Diabetes Health

Your Workplace May Help Improve your Blood Sugars

Occupational therapy seeks to understand the nature of a person’s occupation and focuses on matters that may affect his performance in the workplace. It emphasises on finding solutions to everyday challenges at work to improve the output of an employee, for example, coping with stress, trauma, injury or disability at work. A recent research study, the REAL (Resilient, Empowered Active Living) Diabetes study conducted in South California has shown that occupational therapy can improve blood sugar levels and compliance to Diabetes management among young adults with Diabetes. The study has been published in the journal Diabetes Care.

The study was conducted on 81 young adults between the age of 20 and 30 years and who have Type 2 Diabetes. Their HbA1c levels were found to be 10 per cent at the beginning of the study. The participants were divided into two groups – control and intervention groups. The intervention group was provided professional guidance for six months with regards to discussing their condition at the workplace, checking blood sugar levels at the office and outside and discussing and managing their medical cost with their close ones. They were also provided with customised study material to find solutions for tackling Diabetes in the workplace. The control group was provided with a standardised study material and bi-weekly phone calls for six months to follow-up on their progress.

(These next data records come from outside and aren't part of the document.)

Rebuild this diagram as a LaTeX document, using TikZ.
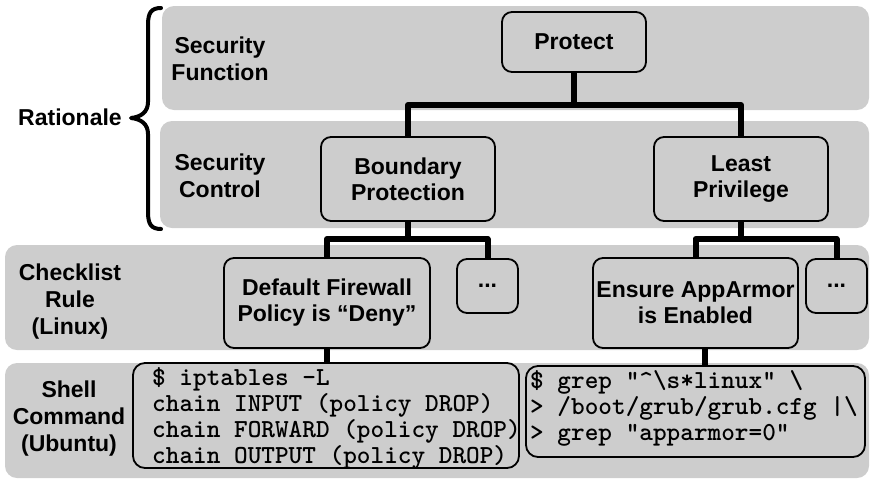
\documentclass[tikz,border=0pt]{standalone}
\usepackage{fontspec}
\setmainfont{Liberation Sans}
\definecolor{bandgray}{RGB}{205,205,205}
\begin{document}
\begin{tikzpicture}[x=1pt,y=-1pt,
  band/.style={fill=bandgray, draw=none, rounded corners=12pt},
  rbox/.style={draw, line width=1.8pt, rounded corners=10pt, align=center, inner sep=0pt,
    font=\bfseries\fontsize{23}{26}\selectfont},
  cbox/.style={draw, line width=1.8pt, rounded corners=12pt, inner sep=0pt},
  lab/.style={anchor=base, inner sep=0pt, font=\bfseries\fontsize{23}{27}\selectfont},
  code/.style={anchor=base west, inner sep=0pt, font=\ttfamily\bfseries\fontsize{26}{26}\selectfont},
  conn/.style={line width=6pt, line join=round, line cap=butt},
  bracestyle/.style={line width=4pt, line cap=round, line join=round}]
\useasboundingbox (0,0) rectangle (870,480);
% bands
\fill[band] (162,6) rectangle (869,110);
\fill[band] (160,121) rectangle (869,228);
\fill[band] (5,245) rectangle (869,350);
\fill[band] (5,363) rectangle (869,478);
% brace
\draw[bracestyle] (161,8) .. controls (151,8) and (148,13) .. (148,25) -- (148,102)
  .. controls (148,112) and (141,117) .. (131,118)
  .. controls (141,119) and (148,124) .. (148,134) -- (148,212)
  .. controls (148,224) and (151,229) .. (161,229);
\node[lab] (rat) at (70,125) {Rationale};
% left labels
\node[lab] (sf1) at (220,53) {Security};
\node[lab] (sf2) at (220,80) {Function};
\node[lab] (sc1) at (220,170) {Security};
\node[lab] (sc2) at (220,197) {Control};
\node[lab] (cr1) at (70,280) {Checklist};
\node[lab] (cr2) at (70,307) {Rule};
\node[lab] (cr3) at (70,334) {(Linux)};
\node[lab] (sh1) at (69,397) {Shell};
\node[lab] (sh2) at (69,424) {Command};
\node[lab] (sh3) at (69,451) {(Ubuntu)};
% boxes
\node[rbox, minimum width=144pt, minimum height=60pt] (protect) at (574,42) {Protect};
\node[rbox, minimum width=174pt, minimum height=84pt] (bp) at (408,179) {Boundary\\Protection};
\node[rbox, minimum width=174pt, minimum height=84pt] (lp) at (741,179) {Least\\Privilege};
\node[rbox, minimum width=206pt, minimum height=90pt] (dfp) at (327,303) {Default Firewall\\Policy is “Deny”};
\node[rbox, minimum width=61pt, minimum height=54pt] (d1) at (487.5,286) {...};
\node[rbox, minimum width=205pt, minimum height=90pt] (aa) at (695.5,303) {Ensure AppArmor\\is Enabled};
\node[rbox, minimum width=61pt, minimum height=54pt] (d2) at (836.5,286) {...};
\node[cbox, minimum width=386pt, minimum height=105pt] (ipt) at (326,415.5) {};
\node[cbox, minimum width=339pt, minimum height=91pt] (grep) at (695.5,411.5) {};
% code text
\node[code] (i1) at (152,385) {\$ iptables -L};
\node[code] (i2) at (152,411) {chain INPUT (policy DROP)};
\node[code] (i3) at (152,437) {chain FORWARD (policy DROP)};
\node[code] (i4) at (152,463) {chain OUTPUT (policy DROP)};
\node[code] (g1) at (530,388) {\$ grep "\textasciicircum\textbackslash s*linux" \textbackslash};
\node[code] (g2) at (530,414) {> /boot/grub/grub.cfg |\textbackslash};
\node[code] (g3) at (530,440) {> grep "apparmor=0"};
% connectors
\coordinate (h1) at (574,105);
\coordinate (h2) at (408,239);
\coordinate (h3) at (741,239);
\draw[conn] (protect.south) -- (h1);
\draw[conn] (bp.north) |- (h1) -| (lp.north);
\draw[conn] (bp.south) -- (h2);
\draw[conn] (dfp.north) |- (h2) -| (d1.north);
\draw[conn] (lp.south) -- (h3);
\draw[conn] (aa.north) |- (h3) -| (d2.north);
\draw[conn] (dfp.south) -- (dfp.south |- ipt.north);
\draw[conn] ([xshift=9.5pt]aa.south) -- ([xshift=9.5pt]aa.south |- grep.north);
\end{tikzpicture}
\end{document}
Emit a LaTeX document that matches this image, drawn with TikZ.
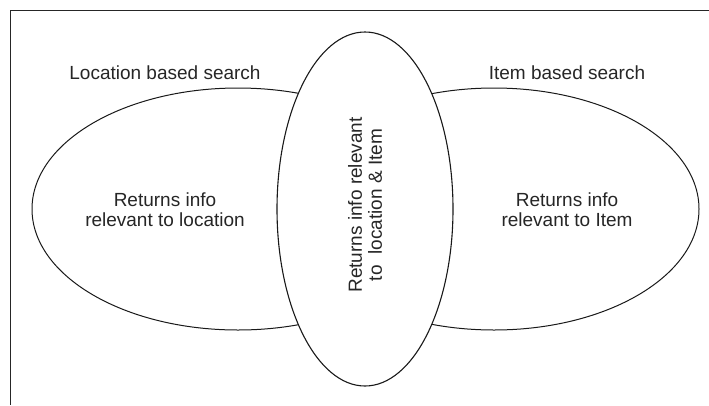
\documentclass[tikz,border=0pt]{standalone}
\usepackage{fontspec}
\setmainfont{Liberation Sans}
\usetikzlibrary{shapes.geometric}
\begin{document}
\begin{tikzpicture}[x=1pt,y=-1pt,
  oval/.style={draw=black!90, line width=1pt, ellipse, inner sep=0pt, fill=white},
  lbl/.style={font=\fontsize{19}{20}\selectfont, text=black!85, align=center, inner sep=0pt},
  frameline/.style={draw=black!85, line width=1.9pt}]
\useasboundingbox (0,0) rectangle (709,405);
\coordinate (tr) at (709,10.5);
\coordinate (bl) at (10.5,405);
\draw[frameline] (tr) -| (bl);
\node[oval, minimum width=412pt, minimum height=242pt] (left) at (238,209) {};
\node[oval, minimum width=410pt, minimum height=242pt] (right) at (494,209) {};
\node[oval, minimum width=176pt, minimum height=354pt, line width=1.1pt] (mid) at (365,209) {};
\node[lbl] (loctitle) at (165,73) {Location based search};
\node[lbl] (itemtitle) at (567,73) {Item based search};
\node[lbl] (loctext) at (165,210) {Returns info\\relevant to location};
\node[lbl] (itemtext) at (567,210) {Returns info\\relevant to Item};
\node[lbl, rotate=90] (midtext) at (365,205) {Returns info relevant\\to\ \ location \& Item};
\end{tikzpicture}
\end{document}
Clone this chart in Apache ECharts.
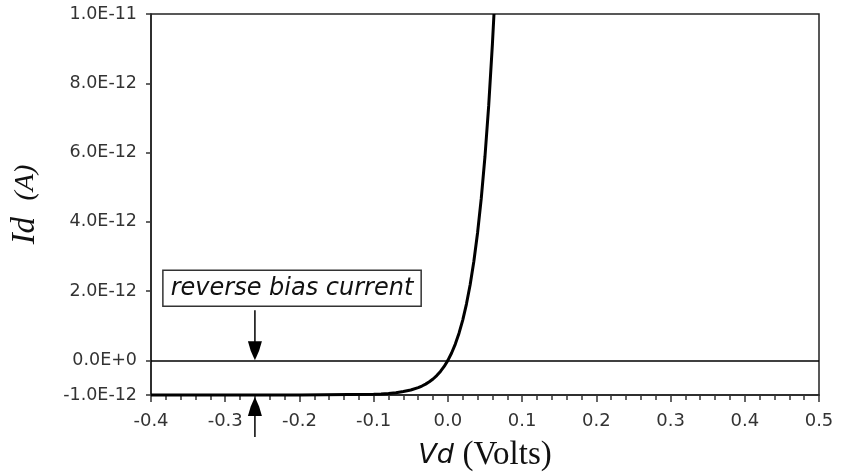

The study has shown that the blood sugar levels showed more improvement in the intervention group than in the control group. The study has also found that there was increased compliance in the intervention group regarding blood sugar monitoring than in the control group. Young adults with Diabetes face different challenges in managing chronic conditions such as Diabetes. Medical cost of Diabetes management in a social setting and access to specialised care further affect the health outcomes in young people with Diabetes. The study has concluded that results are better when young people are counseled and motivated to better manage their health conditions in a workplace. Further studies are being carried to see the long term efficacy of occupational therapy in managing Diabetes in large groups.